- **SUPPLIED DATA**
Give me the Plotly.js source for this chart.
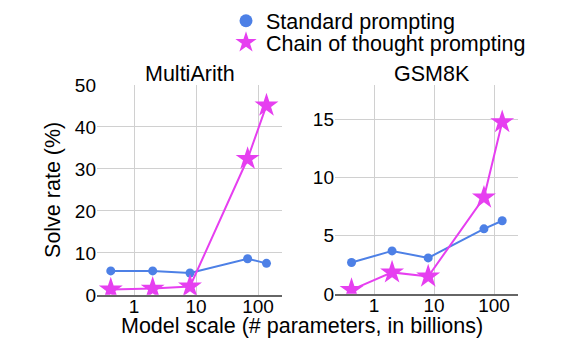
<!DOCTYPE html>
<html>
<head>
<meta charset="utf-8">
<script src="https://cdn.plot.ly/plotly-3.0.1.min.js"></script>
<style>html,body{margin:0;padding:0;background:#fff;}</style>
</head>
<body>
<div id="chart" style="width:574px;height:355px;"></div>
<script>
// Model sizes (billions of parameters)
const modelScale = [0.422, 2, 8, 68, 137];

// MultiArith solve rate (%)
const multiArithStandard = [5.7, 5.7, 5.2, 8.6, 7.5];
const multiArithCoT = [1.3, 1.5, 2.0, 32.4, 45.1];

// GSM8K solve rate (%)
const gsm8kStandard = [2.7, 3.7, 3.1, 5.6, 6.3];
const gsm8kCoT = [0.35, 1.85, 1.5, 8.3, 14.8];

const seriesNames = ["Standard prompting", "Chain of thought prompting"];
const panelTitles = ["MultiArith", "GSM8K"];
const xTickVals = [1, 10, 100];
const xTickText = ["1", "10", "100"];

const BLUE = "#4d80e6";
const MAG = "#e63ff0";
const FONT = "Arial, 'Liberation Sans', sans-serif";
const TXT = 21.5;
const TICK = 19;

function std(x, y, xa, ya) {
  return {x: x, y: y, xaxis: xa, yaxis: ya, mode: "lines+markers", showlegend: false,
    line: {color: BLUE, width: 2}, marker: {color: BLUE, size: 9, symbol: "circle"}, hoverinfo: "x+y"};
}
function cot(x, y, xa, ya) {
  return {x: x, y: y, xaxis: xa, yaxis: ya, mode: "lines+markers", showlegend: false,
    line: {color: MAG, width: 2}, marker: {color: MAG, size: 18, symbol: "star"}, hoverinfo: "x+y"};
}

const data = [
  std(modelScale, multiArithStandard, "x", "y"),
  cot(modelScale, multiArithCoT, "x", "y"),
  std(modelScale, gsm8kStandard, "x2", "y2"),
  cot(modelScale, gsm8kCoT, "x2", "y2"),
  {x: [null], y: [null], mode: "markers", name: seriesNames[0], legend: "legend", marker: {color: BLUE, size: 13, symbol: "circle"}, xaxis: "x", yaxis: "y"},
  {x: [null], y: [null], mode: "markers", name: seriesNames[1], legend: "legend2", marker: {color: MAG, size: 20, symbol: "star"}, xaxis: "x", yaxis: "y"}
];

const xCommon = {
  type: "log", tickvals: xTickVals, ticktext: xTickText, showgrid: true, gridcolor: "#d0d0d0", gridwidth: 1,
  zeroline: false, showline: true, linecolor: "#666", linewidth: 2, ticks: "", mirror: false,
  ticklabelstandoff: -7,
  tickfont: {family: FONT, size: TICK, color: "#000"}
};
const yCommon = {
  showgrid: true, gridcolor: "#d0d0d0", gridwidth: 1, zeroline: false, showline: false, ticks: "",
  tickfont: {family: FONT, size: TICK, color: "#000"}
};
const legendCommon = {xanchor: "left", yanchor: "middle", bgcolor: "rgba(0,0,0,0)",
  font: {family: FONT, size: TXT, color: "#000"}, itemsizing: "trace"};

const layout = {
  width: 574, height: 355,
  margin: {l: 0, r: 0, t: 0, b: 0},
  paper_bgcolor: "#fff", plot_bgcolor: "#fff",
  font: {family: FONT, size: TXT, color: "#000"},
  showlegend: true,
  legend: Object.assign({}, legendCommon, {x: 226/574, y: (355 - 16)/355}),
  legend2: Object.assign({}, legendCommon, {x: 226/574, y: (355 - 38)/355}),
  xaxis: Object.assign({}, xCommon, {domain: [97/574, 282/574], range: [-0.597, 2.387], anchor: "y"}),
  yaxis: Object.assign({}, yCommon, {domain: [61/355, 274/355], range: [0, 50], tickvals: [0, 10, 20, 30, 40, 50], anchor: "x",
    title: {text: "Solve rate (%)", font: {family: FONT, size: TXT, color: "#000"}, standoff: 8}}),
  xaxis2: Object.assign({}, xCommon, {domain: [335/574, 518/574], range: [-0.65, 2.4], anchor: "y2"}),
  yaxis2: Object.assign({}, yCommon, {domain: [62/355, 274/355], range: [0, 18], tickvals: [0, 5, 10, 15], anchor: "x2"}),
  annotations: [
    {text: panelTitles[0], xref: "paper", yref: "paper", x: 190/574, y: (355-70)/355, xanchor: "center", yanchor: "middle", showarrow: false, font: {family: FONT, size: TXT}},
    {text: panelTitles[1], xref: "paper", yref: "paper", x: 432/574, y: (355-70)/355, xanchor: "center", yanchor: "middle", showarrow: false, font: {family: FONT, size: TXT}},
    {text: "Model scale (# parameters, in billions)", xref: "paper", yref: "paper", x: 302/574, y: (355-326)/355, xanchor: "center", yanchor: "middle", showarrow: false, font: {family: FONT, size: TXT}}
  ]
};

Plotly.newPlot("chart", data, layout, {displayModeBar: false, staticPlot: true});
</script>
</body>
</html>
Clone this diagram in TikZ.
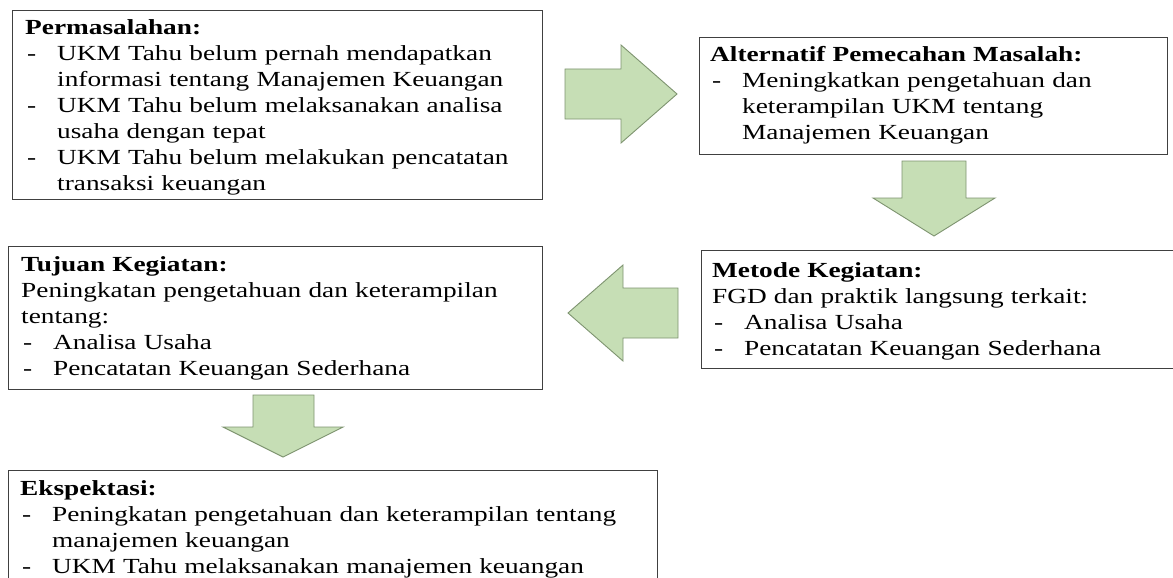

- **EXERCISE INSTRUCTIONS**
Exclude every picture and copy the remaining data exactly.

- **SOLUTION**
Give me the Plotly.js source for this chart.
<!DOCTYPE html>
<html>
<head>
<meta charset="utf-8">
<script src="https://cdn.plot.ly/plotly-3.0.1.min.js"></script>
<style>html,body{margin:0;padding:0;background:#fff;}</style>
</head>
<body>
<div id="chart" style="width:574px;height:355px;"></div>
<script>
// Model sizes (billions of parameters)
const modelScale = [0.422, 2, 8, 68, 137];

// MultiArith solve rate (%)
const multiArithStandard = [5.7, 5.7, 5.2, 8.6, 7.5];
const multiArithCoT = [1.3, 1.5, 2.0, 32.4, 45.1];

// GSM8K solve rate (%)
const gsm8kStandard = [2.7, 3.7, 3.1, 5.6, 6.3];
const gsm8kCoT = [0.35, 1.85, 1.5, 8.3, 14.8];

const seriesNames = ["Standard prompting", "Chain of thought prompting"];
const panelTitles = ["MultiArith", "GSM8K"];
const xTickVals = [1, 10, 100];
const xTickText = ["1", "10", "100"];

const BLUE = "#4d80e6";
const MAG = "#e63ff0";
const FONT = "Arial, 'Liberation Sans', sans-serif";
const TXT = 21.5;
const TICK = 19;

function std(x, y, xa, ya) {
  return {x: x, y: y, xaxis: xa, yaxis: ya, mode: "lines+markers", showlegend: false,
    line: {color: BLUE, width: 2}, marker: {color: BLUE, size: 9, symbol: "circle"}, hoverinfo: "x+y"};
}
function cot(x, y, xa, ya) {
  return {x: x, y: y, xaxis: xa, yaxis: ya, mode: "lines+markers", showlegend: false,
    line: {color: MAG, width: 2}, marker: {color: MAG, size: 18, symbol: "star"}, hoverinfo: "x+y"};
}

const data = [
  std(modelScale, multiArithStandard, "x", "y"),
  cot(modelScale, multiArithCoT, "x", "y"),
  std(modelScale, gsm8kStandard, "x2", "y2"),
  cot(modelScale, gsm8kCoT, "x2", "y2"),
  {x: [null], y: [null], mode: "markers", name: seriesNames[0], legend: "legend", marker: {color: BLUE, size: 13, symbol: "circle"}, xaxis: "x", yaxis: "y"},
  {x: [null], y: [null], mode: "markers", name: seriesNames[1], legend: "legend2", marker: {color: MAG, size: 20, symbol: "star"}, xaxis: "x", yaxis: "y"}
];

const xCommon = {
  type: "log", tickvals: xTickVals, ticktext: xTickText, showgrid: true, gridcolor: "#d0d0d0", gridwidth: 1,
  zeroline: false, showline: true, linecolor: "#666", linewidth: 2, ticks: "", mirror: false,
  ticklabelstandoff: -7,
  tickfont: {family: FONT, size: TICK, color: "#000"}
};
const yCommon = {
  showgrid: true, gridcolor: "#d0d0d0", gridwidth: 1, zeroline: false, showline: false, ticks: "",
  tickfont: {family: FONT, size: TICK, color: "#000"}
};
const legendCommon = {xanchor: "left", yanchor: "middle", bgcolor: "rgba(0,0,0,0)",
  font: {family: FONT, size: TXT, color: "#000"}, itemsizing: "trace"};

const layout = {
  width: 574, height: 355,
  margin: {l: 0, r: 0, t: 0, b: 0},
  paper_bgcolor: "#fff", plot_bgcolor: "#fff",
  font: {family: FONT, size: TXT, color: "#000"},
  showlegend: true,
  legend: Object.assign({}, legendCommon, {x: 226/574, y: (355 - 16)/355}),
  legend2: Object.assign({}, legendCommon, {x: 226/574, y: (355 - 38)/355}),
  xaxis: Object.assign({}, xCommon, {domain: [97/574, 282/574], range: [-0.597, 2.387], anchor: "y"}),
  yaxis: Object.assign({}, yCommon, {domain: [61/355, 274/355], range: [0, 50], tickvals: [0, 10, 20, 30, 40, 50], anchor: "x",
    title: {text: "Solve rate (%)", font: {family: FONT, size: TXT, color: "#000"}, standoff: 8}}),
  xaxis2: Object.assign({}, xCommon, {domain: [335/574, 518/574], range: [-0.65, 2.4], anchor: "y2"}),
  yaxis2: Object.assign({}, yCommon, {domain: [62/355, 274/355], range: [0, 18], tickvals: [0, 5, 10, 15], anchor: "x2"}),
  annotations: [
    {text: panelTitles[0], xref: "paper", yref: "paper", x: 190/574, y: (355-70)/355, xanchor: "center", yanchor: "middle", showarrow: false, font: {family: FONT, size: TXT}},
    {text: panelTitles[1], xref: "paper", yref: "paper", x: 432/574, y: (355-70)/355, xanchor: "center", yanchor: "middle", showarrow: false, font: {family: FONT, size: TXT}},
    {text: "Model scale (# parameters, in billions)", xref: "paper", yref: "paper", x: 302/574, y: (355-326)/355, xanchor: "center", yanchor: "middle", showarrow: false, font: {family: FONT, size: TXT}}
  ]
};

Plotly.newPlot("chart", data, layout, {displayModeBar: false, staticPlot: true});
</script>
</body>
</html>
Clone this diagram in TikZ.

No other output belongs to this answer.